The Visionary of Tuscan – Paolo de Marchi (July 05)

I was first introduced to Isole e Olena in 1991 after reading The Wine Spectator magazine article on two of the most highly scored Super Tuscans (Isole e Olena Cepparello 1988 and Fontodi’s Flaccianello 1988) that were made solely from local Sangiovese grapes. I later persuaded a small wine company called, Latin Asia to bring in this estate to Singapore and subsequently, the wine was listed in Ristorante Bologna, where I performed my duty as a Sommelier.

I later visited Tuscan under a sponsorship from Marina Mandarin Hotel and began my first wine expedition. I got an appointment to visit Isole e Olena through their local wine distributor and after some 45 minutes journey on bumpy road, I finally arrived at the estate with the help of Paolo’s wife, Marta.

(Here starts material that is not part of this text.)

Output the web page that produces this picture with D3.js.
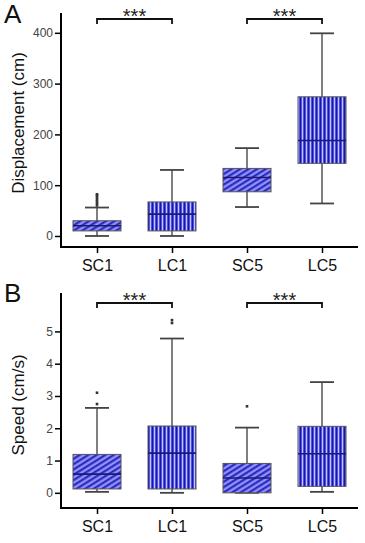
<!DOCTYPE html>
<html>
<head>
<meta charset="utf-8">
<script src="https://cdn.jsdelivr.net/npm/d3@7"></script>
<style>
  body { margin: 0; background: #fff; }
  text { font-family: "Liberation Sans", Arial, sans-serif; }
</style>
</head>
<body>
<div id="chart"></div>
<script>
var width = 365, height = 543;

var groups = ["SC1", "LC1", "SC5", "LC5"];

// panel A: displacement (cm)
var dispLow    = [0, 0, 57, 64];
var dispQ1     = [10, 10, 87, 143];
var dispMedian = [20, 43, 115, 188];
var dispQ3     = [30, 67, 133, 274];
var dispHigh   = [56, 130, 173, 399];
var dispOutliers = [[60, 64, 68, 72, 76, 80, 82], [], [], []];
var dispTicks = [0, 100, 200, 300, 400];

// panel B: speed (cm/s)
var speedLow    = [0.03, 0.0, 0.0, 0.03];
var speedQ1     = [0.12, 0.12, 0.0, 0.2];
var speedMedian = [0.58, 1.23, 0.46, 1.21];
var speedQ3     = [1.19, 2.07, 0.91, 2.06];
var speedHigh   = [2.63, 4.78, 2.02, 3.43];
var speedOutliers = [[2.75, 3.1], [5.26, 5.35], [2.68], []];
var speedTicks = [0, 1, 2, 3, 4, 5];

var comparisons = [["SC1", "LC1"], ["SC5", "LC5"]];

var svg = d3.select("#chart").append("svg")
    .attr("width", width)
    .attr("height", height);

var defs = svg.append("defs");

// diagonal hatch for the SC groups
var diag = defs.append("pattern")
    .attr("id", "diag")
    .attr("patternUnits", "userSpaceOnUse")
    .attr("width", 5).attr("height", 4.5)
    .attr("patternTransform", "rotate(-32)");
diag.append("rect").attr("width", 5).attr("height", 4.5).attr("fill", "#5a5af2");
diag.append("rect").attr("y", 0).attr("width", 5).attr("height", 1.2).attr("fill", "#1e1e9c");
diag.append("rect").attr("y", 2.4).attr("width", 5).attr("height", 0.9).attr("fill", "#c4c4ff");

// vertical lines for the LC groups
var vert = defs.append("pattern")
    .attr("id", "vert")
    .attr("patternUnits", "userSpaceOnUse")
    .attr("width", 4).attr("height", 4);
vert.append("rect").attr("width", 4).attr("height", 4).attr("fill", "#4f4ff0");
vert.append("rect").attr("x", 0).attr("width", 1).attr("height", 4).attr("fill", "#1a1a90");
vert.append("rect").attr("x", 2).attr("width", 0.9).attr("height", 4).attr("fill", "#d0d0ff");

var x = d3.scalePoint()
    .domain(groups)
    .range([97, 322]);

var boxW = 48;

function drawPanel(cfg) {
    var g = svg.append("g");

    var y = d3.scaleLinear()
        .domain(cfg.domain)
        .range(cfg.range);

    // y axis
    var yAxis = g.append("g")
        .attr("transform", "translate(61,0)")
        .call(d3.axisLeft(y).tickValues(cfg.ticks).tickFormat(d3.format("d")).tickSize(6).tickPadding(2));
    yAxis.select(".domain").remove();
    yAxis.selectAll(".tick line").attr("stroke", "#000").attr("stroke-width", 1.5);
    yAxis.selectAll(".tick text")
        .attr("font-size", 12)
        .attr("fill", "#444")
        .style("font-family", "'Liberation Sans', Arial, sans-serif");

    g.append("line")
        .attr("x1", 61).attr("x2", 61)
        .attr("y1", cfg.range[1]).attr("y2", cfg.range[0])
        .attr("stroke", "#000").attr("stroke-width", 2);

    // x axis
    var xAxis = g.append("g")
        .attr("transform", "translate(0," + cfg.range[0] + ")")
        .call(d3.axisBottom(x).tickSize(6).tickPadding(7));
    xAxis.select(".domain").remove();
    xAxis.selectAll(".tick line").attr("stroke", "#000").attr("stroke-width", 1.5);
    xAxis.selectAll(".tick text")
        .attr("font-size", 16)
        .attr("fill", "#111")
        .style("font-family", "'Liberation Sans', Arial, sans-serif");

    g.append("line")
        .attr("x1", 60).attr("x2", 358)
        .attr("y1", cfg.range[0]).attr("y2", cfg.range[0])
        .attr("stroke", "#000").attr("stroke-width", 2);

    // whiskers
    groups.forEach(function(name, i) {
        var cx = x(name);
        g.append("line")
            .attr("x1", cx).attr("x2", cx)
            .attr("y1", y(cfg.low[i])).attr("y2", y(cfg.high[i]))
            .attr("stroke", "#555").attr("stroke-width", 1.5);
        [cfg.low[i], cfg.high[i]].forEach(function(v) {
            g.append("line")
                .attr("x1", cx - 12).attr("x2", cx + 12)
                .attr("y1", y(v)).attr("y2", y(v))
                .attr("stroke", "#444").attr("stroke-width", 1.8);
        });

        // box
        g.append("rect")
            .attr("x", cx - boxW / 2)
            .attr("y", y(cfg.q3[i]))
            .attr("width", boxW)
            .attr("height", Math.max(1, y(cfg.q1[i]) - y(cfg.q3[i])))
            .attr("fill", name.indexOf("SC") == 0 ? "url(#diag)" : "url(#vert)")
            .attr("stroke", "#555")
            .attr("stroke-width", 1);

        // median
        g.append("line")
            .attr("x1", cx - boxW / 2).attr("x2", cx + boxW / 2)
            .attr("y1", y(cfg.median[i])).attr("y2", y(cfg.median[i]))
            .attr("stroke", "#1a1a70").attr("stroke-width", 1.6);

        // outliers
        g.selectAll(null)
            .data(cfg.outliers[i])
            .enter()
            .append("rect")
            .attr("x", cx - 1.3)
            .attr("y", function(d) { return y(d) - 1.3; })
            .attr("width", 2.6).attr("height", 2.6)
            .attr("fill", "#333");
    });

    // significance brackets
    comparisons.forEach(function(pair) {
        var x1 = x(pair[0]), x2 = x(pair[1]);
        g.append("path")
            .attr("d", "M" + x1 + "," + (cfg.bracketY + 5) + "V" + cfg.bracketY + "H" + x2 + "V" + (cfg.bracketY + 5))
            .attr("fill", "none")
            .attr("stroke", "#111")
            .attr("stroke-width", 1.8);
        g.append("text")
            .attr("x", (x1 + x2) / 2)
            .attr("y", cfg.bracketY + 4)
            .attr("text-anchor", "middle")
            .attr("font-size", 20)
            .attr("fill", "#222")
            .text("***");
    });

    // panel letter
    g.append("text")
        .attr("x", 4)
        .attr("y", cfg.letterY)
        .attr("font-size", 26)
        .attr("fill", "#111")
        .text(cfg.letter);

    // y label
    g.append("text")
        .attr("transform", "translate(" + 24 + "," + cfg.labelY + ") rotate(-90)")
        .attr("text-anchor", "middle")
        .attr("font-size", 17)
        .attr("fill", "#111")
        .text(cfg.label);
}

drawPanel({
    domain: [-21.7, 439],
    range: [247, 13],
    ticks: dispTicks,
    low: dispLow, q1: dispQ1, median: dispMedian, q3: dispQ3, high: dispHigh,
    outliers: dispOutliers,
    bracketY: 19,
    letter: "A", letterY: 23,
    label: "Displacement (cm)", labelY: 123
});

drawPanel({
    domain: [-0.47, 6.19],
    range: [508, 293],
    ticks: speedTicks,
    low: speedLow, q1: speedQ1, median: speedMedian, q3: speedQ3, high: speedHigh,
    outliers: speedOutliers,
    bracketY: 303,
    letter: "B", letterY: 302,
    label: "Speed (cm/s)", labelY: 405
});
</script>
</body>
</html>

Isole e Olena, is a name taken from two separate vineyard block of Isole and Olena. The earlier stage of this estate was operated in a small farmhouse, where the front part of the house was designated for office, labeling, and packing. The garage backyard was a store with different barrels in size, winemaking tools and vinification tanks. This little tiny area is where the native Piedmontese, Paolo de Marchi made his world-renowned Sangiovese.

Back in 1991, Italy or Tuscany had just begun their early quality revolution. New ideas, new winemaking approach and new winemaking equipments were all starting to pour into this once remote, old fashion winemaking region, where their skills were taught through father-to-son and there was no existence of modern oenology school. Many wineries I visited then where the winemaker were anxious to show me their modern cellars, latest equipment, new French oak barrels and their innovative used of foreign grape varieties like Syrah, Merlot, Cabernet Sauvignon and blending in them into their local Sangiovese grape. When I visited Paolo de Marchi, he was completely different from his peers. He told me from start, there is nothing to see at his cellar, but “let’s go to my vineyards.”

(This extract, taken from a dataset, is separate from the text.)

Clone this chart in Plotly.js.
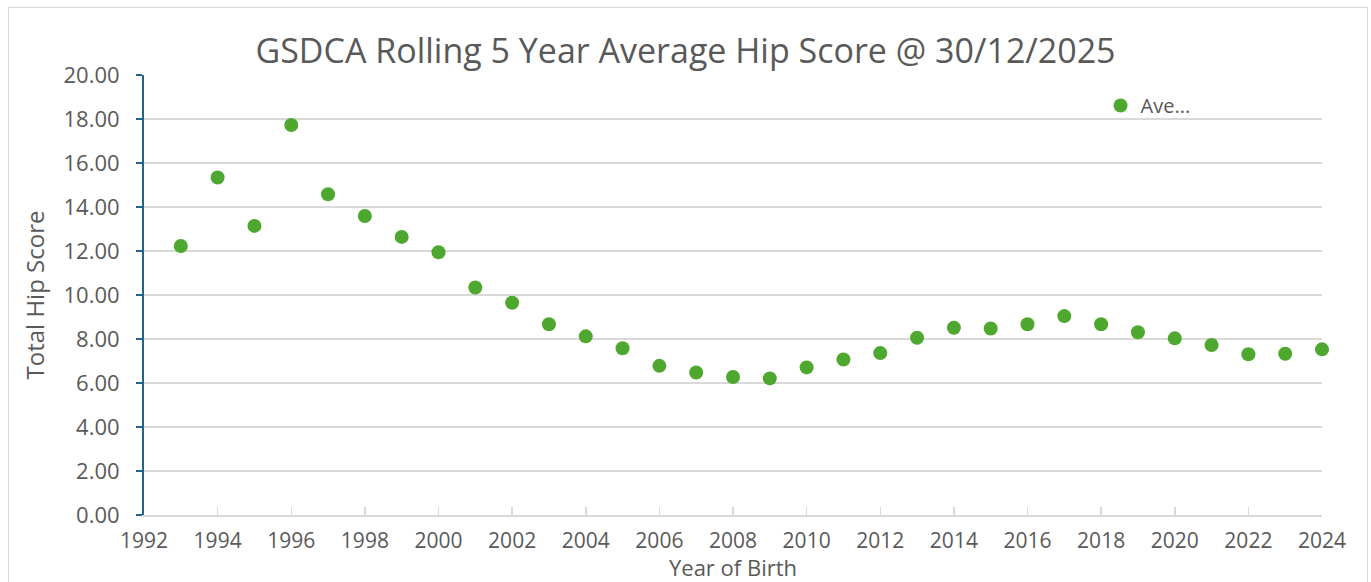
<!DOCTYPE html>
<html>
<head>
<meta charset="utf-8">
<script src="https://cdn.plot.ly/plotly-3.0.1.min.js"></script>
<style>
  html, body { margin: 0; padding: 0; background: #fff; }
  #wrap { position: relative; width: 1371px; height: 582px; overflow: hidden; }
  #chart { width: 1371px; height: 582px; }
  #frame { position: absolute; left: 8px; top: 7px; width: 1360px; height: 600px;
           border: 1.5px solid #d9d9d9; box-sizing: border-box; pointer-events: none; }
</style>
</head>
<body>
<div id="wrap">
  <div id="chart"></div>
  <div id="frame"></div>
</div>
<script>
const years = [1993,1994,1995,1996,1997,1998,1999,2000,2001,2002,2003,2004,2005,2006,2007,2008,
               2009,2010,2011,2012,2013,2014,2015,2016,2017,2018,2019,2020,2021,2022,2023,2024];
const avgHipScore = [12.23,15.34,13.14,17.73,14.58,13.59,12.64,11.94,10.34,9.65,8.67,8.12,7.58,6.78,6.48,6.27,
                     6.21,6.71,7.07,7.36,8.06,8.51,8.48,8.67,9.04,8.67,8.31,8.03,7.73,7.31,7.33,7.53];
const seriesName = "Ave...";
const titleText = "GSDCA Rolling 5 Year Average Hip Score @ 30/12/2025";
const xTitle = "Year of Birth";
const yTitle = "Total Hip Score";

const txt = '#595959';
const font = "'Open Sans', 'Noto Sans', sans-serif";

const trace = {
  x: years, y: avgHipScore, type: 'scatter', mode: 'markers', name: seriesName,
  marker: { color: '#4EA72E', size: 14 },
  cliponaxis: false
};

const layout = {
  width: 1371, height: 582,
  margin: { l: 144, r: 49, t: 75, b: 67 },
  paper_bgcolor: '#fff', plot_bgcolor: '#fff',
  font: { family: font, color: txt, size: 21 },
  title: { text: titleText, font: { size: 34, color: txt, family: font }, x: 0.5, xanchor: 'center', y: 0.912, yanchor: 'middle' },
  showlegend: true,
  legend: { x: 0.812, y: 0.975, xanchor: 'left', yanchor: 'top', bgcolor: 'rgba(0,0,0,0)', font: { size: 20, color: txt }, itemwidth: 30 },
  xaxis: {
    range: [1992, 2024], dtick: 2, tick0: 1992, showgrid: false, zeroline: false,
    showline: true, linecolor: '#d9d9d9', linewidth: 2,
    ticks: 'inside', ticklen: 8, tickcolor: '#d9d9d9', tickwidth: 1.5,
    tickfont: { size: 21, color: txt }, ticklabelstandoff: 6,
    title: { text: xTitle, font: { size: 22, color: txt }, standoff: 9 }
  },
  yaxis: {
    range: [0, 20], dtick: 2, tick0: 0, tickformat: '.2f',
    showgrid: true, gridcolor: '#d9d9d9', gridwidth: 1.5, zeroline: false,
    showline: true, linecolor: '#1f6391', linewidth: 2,
    ticks: 'outside', ticklen: 6, tickcolor: '#1f6391', tickwidth: 2,
    tickfont: { size: 22, color: txt }, ticklabelstandoff: 12,
    title: { text: yTitle, font: { size: 24, color: txt }, standoff: 12 }
  }
};

Plotly.newPlot('chart', [trace], layout, { displayModeBar: false, staticPlot: true });
</script>
</body>
</html>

Paolo was simply in a different league of his own. When the rest of Tuscan producers were experimenting with the new gadgets in their cellars and fascinated with the new flavors delivered from wine aged in new French oak. Paolo was spending most of his time in the vineyard, exploring different viticulture techniques like the density of the vine, trellising system, clonal select. He worked closely with the local University on various Sangiovese clones study. Today, all those efforts have paid-off for his early vision. Paolo is a respected figure in Italy, his work and achievement with the indigenous grape likes Sangiovese has made him the leading authority in the field.

Beside, his work on native grape, he was also a pioneer in introducing foreign grapes such as Chardonnay, Cabernet Sauvignon and Syrah under his experimental label called, Collezione de Marchi. He consistently turned out one of the most distinctive, elegant and refined Cabernet Sauvignon in Italy that won praises locally and abroad, from magazines such as The Wine Spectator and The Wine Advocate. His northern Rhône inspired Syrah, not only is he the pioneer in this grape, but perhaps, the only producer that truly captivated the quintessential Syrah characters.

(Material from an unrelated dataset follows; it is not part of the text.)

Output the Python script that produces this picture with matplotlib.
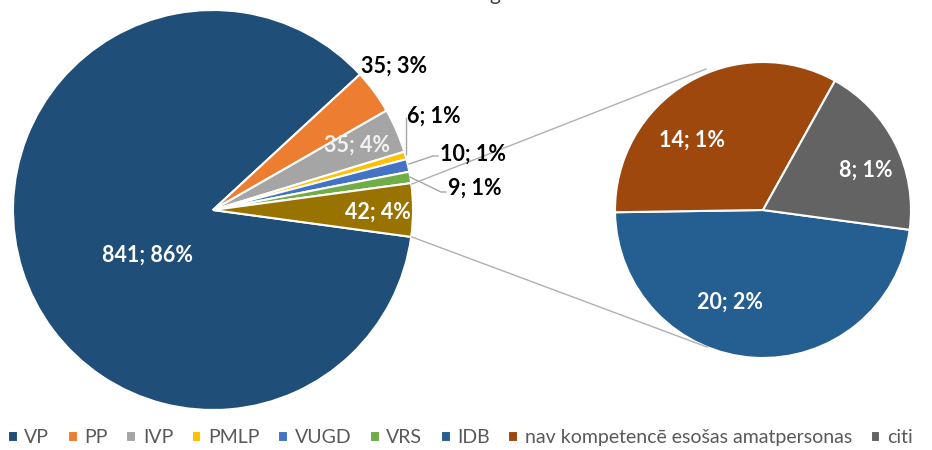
import matplotlib
matplotlib.use("Agg")
import matplotlib.pyplot as plt

plt.rcParams['font.family'] = ['Lato', 'DejaVu Sans']

# main pie
main_names = ["VP", "PP", "IVP", "PMLP", "VUGD", "VRS", "citi kopā"]
main_values = [841, 35, 35, 6, 10, 9, 42]
main_labels = ["841; 86%", "35; 3%", "35; 4%", "6; 1%", "10; 1%", "9; 1%", "42; 4%"]
main_colors = ["#1F4E79", "#ED7D31", "#A5A5A5", "#FFC000", "#4472C4", "#70AD47", "#997300"]

# secondary pie (breakdown of the 42)
sub_names = ["IDB", "nav kompetencē esošas amatpersonas", "citi"]
sub_values = [20, 14, 8]
sub_labels = ["20; 2%", "14; 1%", "8; 1%"]
sub_colors = ["#255E91", "#9E480E", "#636363"]

H = 450
def Y(y):
    return H - y

fig = plt.figure(figsize=(9.32, 4.5), dpi=100)
ax = fig.add_axes([0, 0, 1, 1])

other_deg = main_values[-1] / sum(main_values) * 360
start = -other_deg / 2

w_main, _ = ax.pie(main_values, colors=main_colors, startangle=start, counterclock=False,
                   center=(213, Y(210)), radius=200,
                   wedgeprops=dict(edgecolor="white", linewidth=1.5))
w_sub, _ = ax.pie(sub_values, colors=sub_colors, startangle=-7.7, counterclock=False,
                  center=(763, Y(210)), radius=148,
                  wedgeprops=dict(edgecolor="white", linewidth=1.5))

ax.set_xlim(0, 932)
ax.set_ylim(0, H)
ax.set_aspect("equal")
ax.axis("off")

# connector lines between the pies
ax.plot([412, 706], [Y(184), Y(69)], color="#B0B0B0", lw=1)
ax.plot([412, 707], [Y(237), Y(347)], color="#B0B0B0", lw=1)

# leader lines for small slices
lc = "#A6A6A6"
ax.plot([406, 406], [Y(154), Y(118)], color=lc, lw=1)
ax.plot([409, 433, 438], [Y(164), Y(156), Y(156)], color=lc, lw=1)
ax.plot([410, 441, 446], [Y(177), Y(192), Y(192)], color=lc, lw=1)

fs = 15.5
tk = dict(fontsize=fs, fontweight="bold", va="center")
ax.text(147, Y(255), main_labels[0], color="white", ha="center", **tk)
ax.text(394, Y(66), main_labels[1], color="black", ha="center", **tk)
ax.text(357, Y(145), main_labels[2], color="#F2F2F2", ha="center", **tk)
ax.text(407, Y(116), main_labels[3], color="black", ha="left", **tk)
ax.text(440, Y(154), main_labels[4], color="black", ha="left", **tk)
ax.text(448, Y(188), main_labels[5], color="black", ha="left", **tk)
ax.text(378, Y(212), main_labels[6], color="white", ha="center", **tk)

ax.text(730, Y(302), sub_labels[0], color="white", ha="center", **tk)
ax.text(692, Y(140), sub_labels[1], color="white", ha="center", **tk)
ax.text(866, Y(170), sub_labels[2], color="white", ha="center", **tk)

# title cut off at the top edge (as in the source image)
ax.text(495, H + 6, "g", fontsize=15, color="#404040", ha="center", va="center")

handles = w_main[:6] + [w_sub[0], w_sub[1], w_sub[2]]
names = main_names[:6] + sub_names
fig.legend(handles, names, loc="lower center", bbox_to_anchor=(0.494, -0.03), ncol=9,
           frameon=False, fontsize=14, labelcolor="#595959",
           handlelength=0.5, handleheight=0.5, handletextpad=0.35, columnspacing=0.95)

fig.savefig("out.png", dpi=100)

I recently visited him at his estate at Barberino Val d’Elsa near Castellina. He has constructed a brand name administrative office, an impressive underground wine cellar that was built within the tunnel of the hills. Today, Paolo is successful, but fewer people knew that, he has come a long way to be recognized and credited for his long deserve achievement. Interestingly, the tireless and workaholic Paolo has just informed me that, he is finally returning to his family roots and will soon be making wine from his family vineyard in Piedmont. I can’t wait to taste these!